Julian Doyle is a British filmmaker who is best known for his work as a longtime collaborator on the films of Monty Python, including effects photography for Monty Python and the Holy Grail, and editing Monty Python's Life of Brian and Monty Python's The Meaning of Life, as well as directing the second-unit on the Python affiliated films The Rutles: All You Need Is Cash, Erik the Viking, The Wind in the Willows, and Absolutely Anything. He also edited and shot the special effects for Terry Gilliam's films Brazil and Time Bandits.

==Early years==
Doyle was born in London from an Irish father, Bob Doyle, and an Asturian mother. His father fought for the Republic in the Spanish Civil War. He schooled at Haverstock School and left to join Nobel Prize winner Prof. Peter Medawar's team as a junior technician at University College London. He completed his Bachelor of Science at the University of London before going to the London Film School.

==Career==
Doyle has directed the films Love Potion (1987), about a drug rehabilitation centre, and Chemical Wedding (2008), an occult thriller starring Simon Callow which he wrote with Iron Maiden singer Bruce Dickinson. He has also written Twilight of the Gods, a play about the relationship between Wagner and Nietzsche which was performed at the Edinburgh Festival. In 2013, he later adapted the play into a film which he both wrote and directed.

He has also directed music videos, including those for Kate Bush's "Cloudbusting" and Iron Maiden's hit "Can I Play with Madness".
He has written two books - Chemical Wedding, a novel that expands on the film, and The Life of (Brian) Jesus, which compares the Monty Python film with the actual Biblical events and comes to the conclusion that this is the most accurate Biblical film ever made. Doyle also appeared in the Monty Python film Monty Python and the Holy Grail, playing the police sergeant who abruptly ends the film by breaking the camera.

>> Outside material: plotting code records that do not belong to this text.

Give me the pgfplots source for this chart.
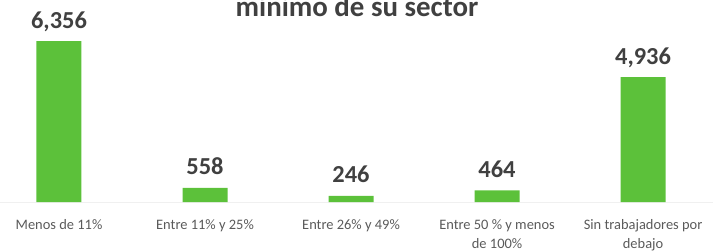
\documentclass[border=0pt]{standalone}
\usepackage{pgfplots}
\pgfplotsset{compat=1.18}
\usepackage{fontspec}
\setmainfont{Carlito}
\definecolor{bargreen}{HTML}{5CC13A}
\definecolor{txtgray}{HTML}{404040}
\definecolor{lblgray}{HTML}{5A5A5A}
\begin{document}
\begin{tikzpicture}[x=1bp,y=1bp]
\begin{axis}[
  name=ax,
  scale only axis,
  width=713bp, height=202bp,
  xmin=-0.404, xmax=4.479,
  ymin=0, ymax=7980,
  ybar, bar width=45bp,
  axis x line*=bottom,
  axis y line=none,
  x axis line style={draw=black!6},
  xtick={0,1,2,3,4},
  xticklabels={Menos de 11\%, Entre 11\% y 25\%, Entre 26\% y 49\%, {Entre 50 \% y menos\\de 100\%}, {Sin trabajadores por\\debajo}},
  xticklabel style={align=center, font=\fontsize{14.5}{19}\selectfont, text=lblgray, inner sep=0pt, yshift=-13bp},
  xtick style={draw=none},
  nodes near coords={\pgfmathprintnumber[fixed, 1000 sep={,}, assume math mode=true]{\pgfplotspointmeta}},
  nodes near coords style={font=\bfseries\fontsize{24.5}{24.5}\selectfont, text=txtgray, anchor=base, inner sep=0pt, yshift=13bp},
  point meta=explicit,
  clip=false,
]
\addplot[fill=bargreen, draw=none] coordinates {(0,6356)[6356] (1,558)[558] (2,246)[246] (3,464)[464] (4,4936)[4936]};
\end{axis}
\node[font=\bfseries\fontsize{29}{29}\selectfont, text=txtgray, anchor=base, inner sep=0pt] at ([shift={(357,186)}]ax.south west) {mínimo de su sector};
\pgfresetboundingbox
\path[use as bounding box] ([shift={(0,-48)}]ax.south west) rectangle ([shift={(713,202)}]ax.south west);
\end{tikzpicture}
\end{document}
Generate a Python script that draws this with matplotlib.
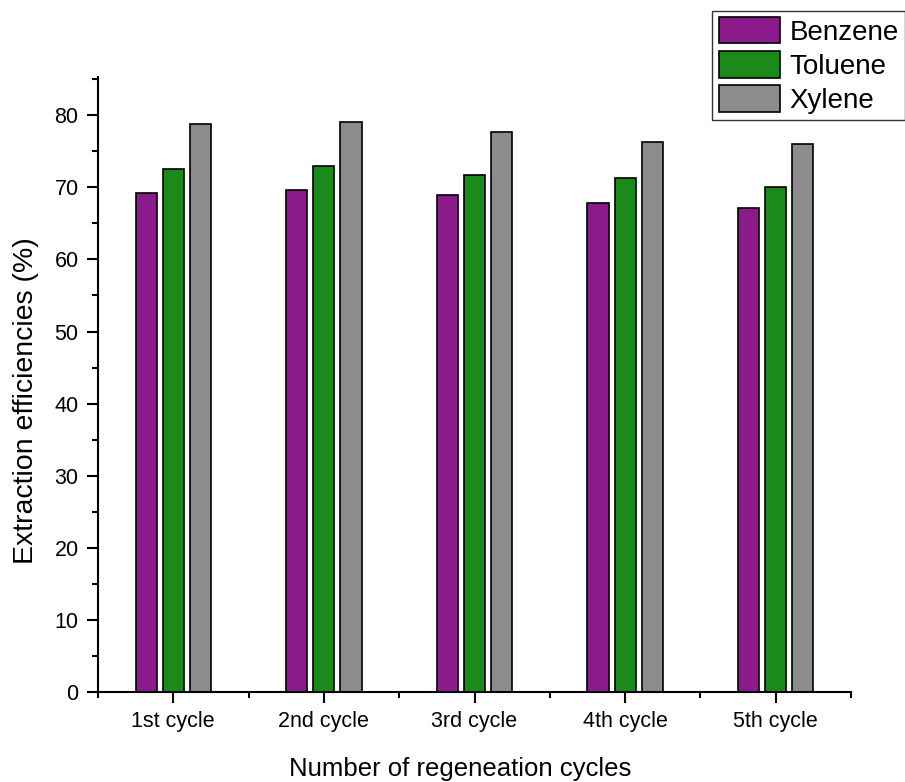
import matplotlib.pyplot as plt
import numpy as np

plt.rcParams['font.family'] = ['Liberation Sans', 'DejaVu Sans']

cycles = ['1st cycle', '2nd cycle', '3rd cycle', '4th cycle', '5th cycle']
benzene = [69.2, 69.6, 68.9, 67.8, 67.1]
toluene = [72.6, 73.0, 71.7, 71.3, 70.1]
xylene = [78.8, 79.0, 77.7, 76.3, 76.0]

colors = ['#8B1A8B', '#1B8A1B', '#8C8C8C']
names = ['Benzene', 'Toluene', 'Xylene']

fig = plt.figure(figsize=(9.05, 7.82), dpi=100)
ax = fig.add_axes([98 / 905, 90 / 782, (851 - 98) / 905, (692 - 77) / 782])

x = np.arange(1, len(cycles) + 1)
width = 0.14
step = 0.18
for i, (vals, c, n) in enumerate(zip([benzene, toluene, xylene], colors, names)):
    ax.bar(x + (i - 1) * step, vals, width, color=c, edgecolor='black',
           linewidth=1.2, label=n)

ax.set_xlim(0.5, 5.5)
ax.set_ylim(0, 85.3)
ax.set_xticks(x)
ax.set_xticklabels(cycles)
ax.set_xticks(np.arange(0.5, 6.0, 1.0), minor=True)
ax.set_yticks(np.arange(0, 81, 10))
ax.set_yticks(np.arange(5, 86, 10), minor=True)

for s in ['top', 'right']:
    ax.spines[s].set_visible(False)
for s in ['left', 'bottom']:
    ax.spines[s].set_linewidth(1.5)

ax.tick_params(axis='both', which='major', direction='out', length=8, width=1.5,
               labelsize=15.5, pad=6)
ax.tick_params(axis='both', which='minor', direction='out', length=4, width=1.5)

ax.set_xlabel('Number of regeneation cycles', fontsize=18.5)
ax.set_ylabel('Extraction efficiencies (%)', fontsize=20.5)
ax.xaxis.set_label_coords(0.481, -0.105)
ax.yaxis.set_label_coords(-0.079, 0.473)

leg = fig.legend(loc='upper right', bbox_to_anchor=(1.0, 0.986), fontsize=20,
                 frameon=True, fancybox=False, edgecolor='black',
                 handlelength=2.23, handleheight=1.08, labelspacing=0.2,
                 handletextpad=0.33, borderpad=0.22, borderaxespad=0.0)
leg.get_frame().set_linewidth(1.0)

fig.savefig('out.png', dpi=100)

Julian Doyle authored: The Gospel According To Monty Python, published in 2014 with First Edition Design Publishing, located in Sarasota, Florida. Also authored The Jericho Manuscript in 2023, The Secret Life and Hidden Death of Judas the Galilean in 2020, JESUS, Fact or Fiction, in 2019, Who Killed Jesus? in 2018, Leonardo Da Vinci's Penultimate Supper, in 2025, The Ghost of Tom Mix in 2025, The After-Life of Brian in 2024, published by Chippenham Books, located in Chippenham, UK. Also published HERETICS: The True Christians in 2020, Chemical Wedding in 2017, independently published by author. Crucifixion's A Doddle: The Passion of Monty Python in 2016 with Clink Street Publishing.